▸ **Brief**
Repeat the full listing below verbatim and keep the images out.

▸ **Material**
#####

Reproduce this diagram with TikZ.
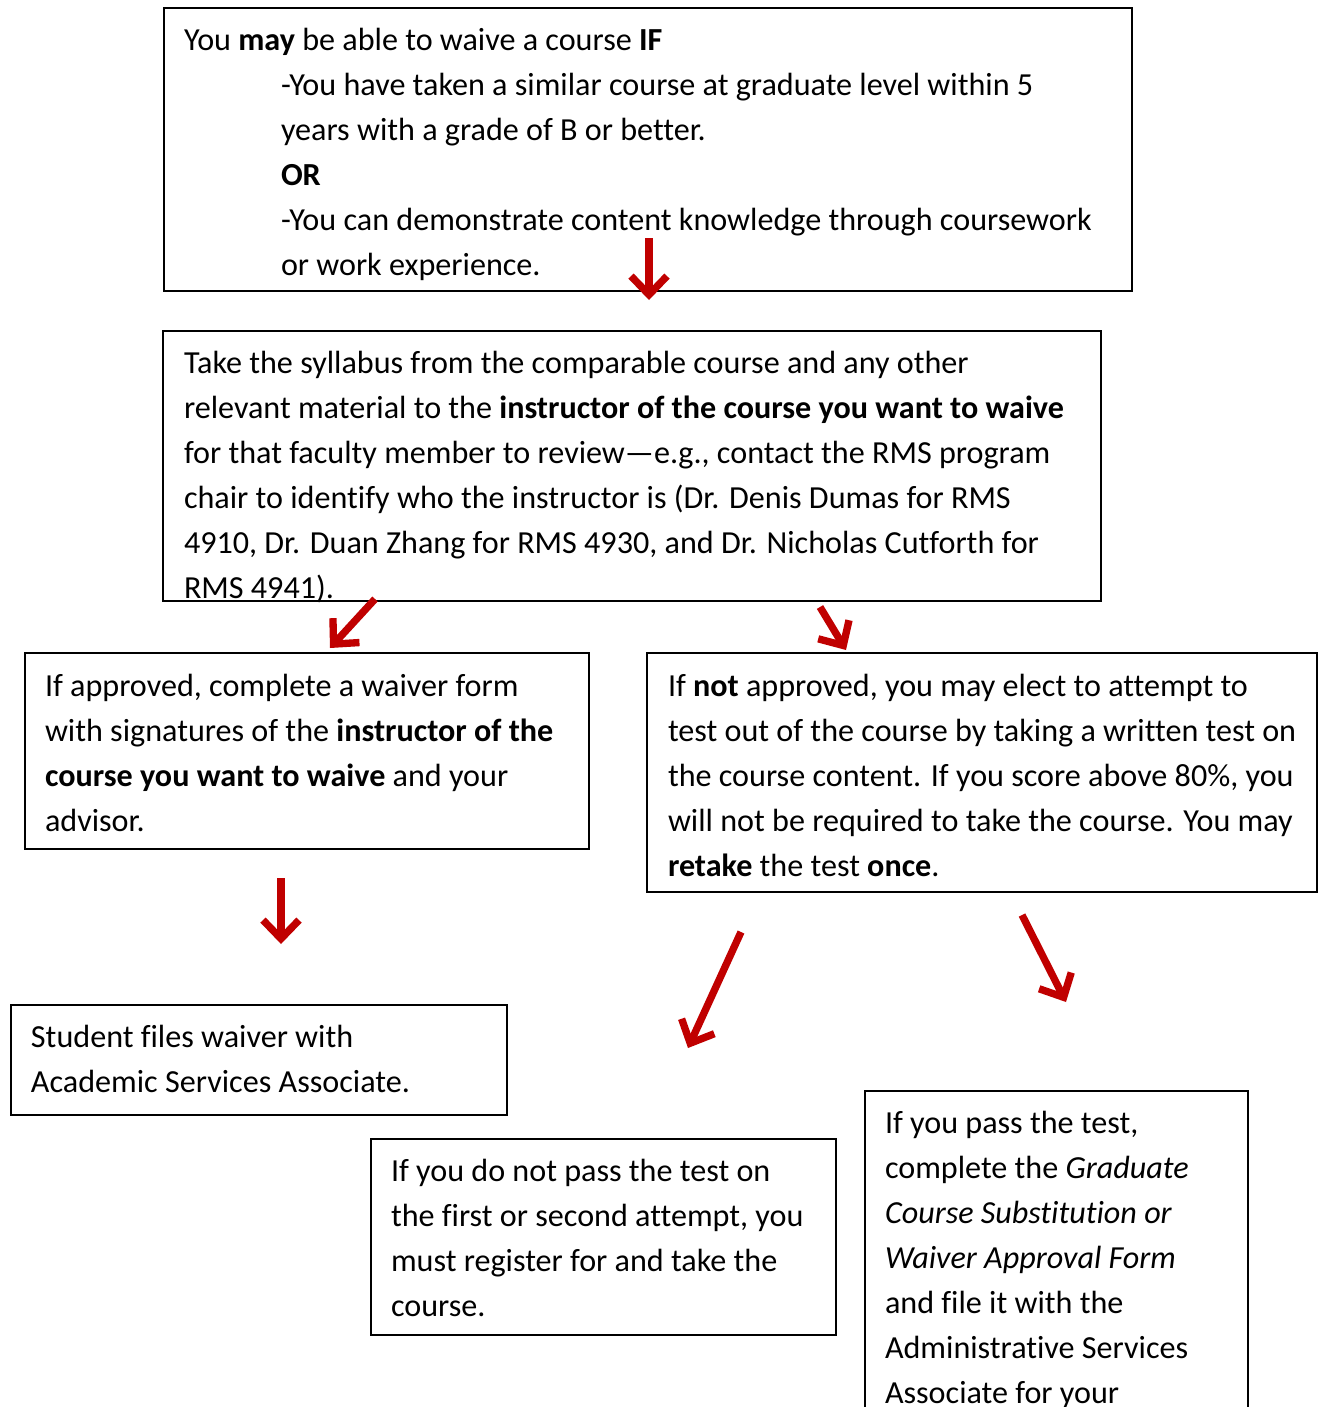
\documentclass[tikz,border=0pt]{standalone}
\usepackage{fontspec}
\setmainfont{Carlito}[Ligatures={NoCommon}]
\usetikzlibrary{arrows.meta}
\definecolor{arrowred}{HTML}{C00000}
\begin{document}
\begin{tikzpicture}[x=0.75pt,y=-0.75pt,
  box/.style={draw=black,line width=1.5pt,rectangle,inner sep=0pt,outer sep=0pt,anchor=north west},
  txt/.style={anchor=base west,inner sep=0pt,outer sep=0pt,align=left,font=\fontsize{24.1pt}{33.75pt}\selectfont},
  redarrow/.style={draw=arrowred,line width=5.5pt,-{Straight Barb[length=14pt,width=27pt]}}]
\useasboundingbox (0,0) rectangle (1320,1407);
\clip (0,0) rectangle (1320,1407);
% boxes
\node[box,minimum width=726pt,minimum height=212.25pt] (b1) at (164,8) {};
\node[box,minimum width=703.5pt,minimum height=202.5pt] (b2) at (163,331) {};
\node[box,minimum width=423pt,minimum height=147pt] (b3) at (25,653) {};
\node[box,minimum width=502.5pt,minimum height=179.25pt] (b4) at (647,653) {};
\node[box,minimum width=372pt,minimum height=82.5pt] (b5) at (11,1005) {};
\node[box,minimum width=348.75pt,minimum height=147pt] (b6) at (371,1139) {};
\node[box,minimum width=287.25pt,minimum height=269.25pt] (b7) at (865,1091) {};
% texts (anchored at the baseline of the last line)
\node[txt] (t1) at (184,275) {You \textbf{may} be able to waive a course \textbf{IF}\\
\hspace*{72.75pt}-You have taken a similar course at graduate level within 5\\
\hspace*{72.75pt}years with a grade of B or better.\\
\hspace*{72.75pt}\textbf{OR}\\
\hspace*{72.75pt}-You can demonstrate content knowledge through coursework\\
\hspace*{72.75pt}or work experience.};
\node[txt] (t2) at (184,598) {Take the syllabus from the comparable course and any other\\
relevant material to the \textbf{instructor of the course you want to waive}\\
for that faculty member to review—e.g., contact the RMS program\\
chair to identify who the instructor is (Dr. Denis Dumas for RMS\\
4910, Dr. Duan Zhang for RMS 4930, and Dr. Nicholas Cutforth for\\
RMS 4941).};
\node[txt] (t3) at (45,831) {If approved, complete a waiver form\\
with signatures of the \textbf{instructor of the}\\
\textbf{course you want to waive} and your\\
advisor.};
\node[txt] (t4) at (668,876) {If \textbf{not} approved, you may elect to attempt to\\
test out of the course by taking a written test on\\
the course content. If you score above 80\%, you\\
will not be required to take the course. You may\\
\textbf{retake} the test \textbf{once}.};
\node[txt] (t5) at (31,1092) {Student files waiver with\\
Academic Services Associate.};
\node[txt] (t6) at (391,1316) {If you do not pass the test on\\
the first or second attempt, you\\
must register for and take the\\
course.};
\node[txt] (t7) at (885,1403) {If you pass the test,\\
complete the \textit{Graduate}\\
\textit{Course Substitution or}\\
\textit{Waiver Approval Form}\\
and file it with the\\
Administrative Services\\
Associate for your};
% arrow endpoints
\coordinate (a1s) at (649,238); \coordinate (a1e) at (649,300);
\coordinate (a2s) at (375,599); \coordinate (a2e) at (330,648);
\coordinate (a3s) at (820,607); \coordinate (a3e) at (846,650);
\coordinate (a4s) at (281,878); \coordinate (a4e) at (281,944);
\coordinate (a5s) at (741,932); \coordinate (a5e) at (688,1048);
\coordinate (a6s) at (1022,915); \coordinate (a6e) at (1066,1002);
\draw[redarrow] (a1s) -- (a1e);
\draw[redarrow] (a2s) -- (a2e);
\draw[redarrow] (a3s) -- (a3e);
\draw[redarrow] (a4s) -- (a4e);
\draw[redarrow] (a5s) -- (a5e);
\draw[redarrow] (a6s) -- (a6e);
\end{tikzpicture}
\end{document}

#####

▸ **Result**
Reproduce this diagram with TikZ.
\documentclass[tikz,border=0pt]{standalone}
\usepackage{fontspec}
\setmainfont{Carlito}[Ligatures={NoCommon}]
\usetikzlibrary{arrows.meta}
\definecolor{arrowred}{HTML}{C00000}
\begin{document}
\begin{tikzpicture}[x=0.75pt,y=-0.75pt,
  box/.style={draw=black,line width=1.5pt,rectangle,inner sep=0pt,outer sep=0pt,anchor=north west},
  txt/.style={anchor=base west,inner sep=0pt,outer sep=0pt,align=left,font=\fontsize{24.1pt}{33.75pt}\selectfont},
  redarrow/.style={draw=arrowred,line width=5.5pt,-{Straight Barb[length=14pt,width=27pt]}}]
\useasboundingbox (0,0) rectangle (1320,1407);
\clip (0,0) rectangle (1320,1407);
% boxes
\node[box,minimum width=726pt,minimum height=212.25pt] (b1) at (164,8) {};
\node[box,minimum width=703.5pt,minimum height=202.5pt] (b2) at (163,331) {};
\node[box,minimum width=423pt,minimum height=147pt] (b3) at (25,653) {};
\node[box,minimum width=502.5pt,minimum height=179.25pt] (b4) at (647,653) {};
\node[box,minimum width=372pt,minimum height=82.5pt] (b5) at (11,1005) {};
\node[box,minimum width=348.75pt,minimum height=147pt] (b6) at (371,1139) {};
\node[box,minimum width=287.25pt,minimum height=269.25pt] (b7) at (865,1091) {};
% texts (anchored at the baseline of the last line)
\node[txt] (t1) at (184,275) {You \textbf{may} be able to waive a course \textbf{IF}\\
\hspace*{72.75pt}-You have taken a similar course at graduate level within 5\\
\hspace*{72.75pt}years with a grade of B or better.\\
\hspace*{72.75pt}\textbf{OR}\\
\hspace*{72.75pt}-You can demonstrate content knowledge through coursework\\
\hspace*{72.75pt}or work experience.};
\node[txt] (t2) at (184,598) {Take the syllabus from the comparable course and any other\\
relevant material to the \textbf{instructor of the course you want to waive}\\
for that faculty member to review—e.g., contact the RMS program\\
chair to identify who the instructor is (Dr. Denis Dumas for RMS\\
4910, Dr. Duan Zhang for RMS 4930, and Dr. Nicholas Cutforth for\\
RMS 4941).};
\node[txt] (t3) at (45,831) {If approved, complete a waiver form\\
with signatures of the \textbf{instructor of the}\\
\textbf{course you want to waive} and your\\
advisor.};
\node[txt] (t4) at (668,876) {If \textbf{not} approved, you may elect to attempt to\\
test out of the course by taking a written test on\\
the course content. If you score above 80\%, you\\
will not be required to take the course. You may\\
\textbf{retake} the test \textbf{once}.};
\node[txt] (t5) at (31,1092) {Student files waiver with\\
Academic Services Associate.};
\node[txt] (t6) at (391,1316) {If you do not pass the test on\\
the first or second attempt, you\\
must register for and take the\\
course.};
\node[txt] (t7) at (885,1403) {If you pass the test,\\
complete the \textit{Graduate}\\
\textit{Course Substitution or}\\
\textit{Waiver Approval Form}\\
and file it with the\\
Administrative Services\\
Associate for your};
% arrow endpoints
\coordinate (a1s) at (649,238); \coordinate (a1e) at (649,300);
\coordinate (a2s) at (375,599); \coordinate (a2e) at (330,648);
\coordinate (a3s) at (820,607); \coordinate (a3e) at (846,650);
\coordinate (a4s) at (281,878); \coordinate (a4e) at (281,944);
\coordinate (a5s) at (741,932); \coordinate (a5e) at (688,1048);
\coordinate (a6s) at (1022,915); \coordinate (a6e) at (1066,1002);
\draw[redarrow] (a1s) -- (a1e);
\draw[redarrow] (a2s) -- (a2e);
\draw[redarrow] (a3s) -- (a3e);
\draw[redarrow] (a4s) -- (a4e);
\draw[redarrow] (a5s) -- (a5e);
\draw[redarrow] (a6s) -- (a6e);
\end{tikzpicture}
\end{document}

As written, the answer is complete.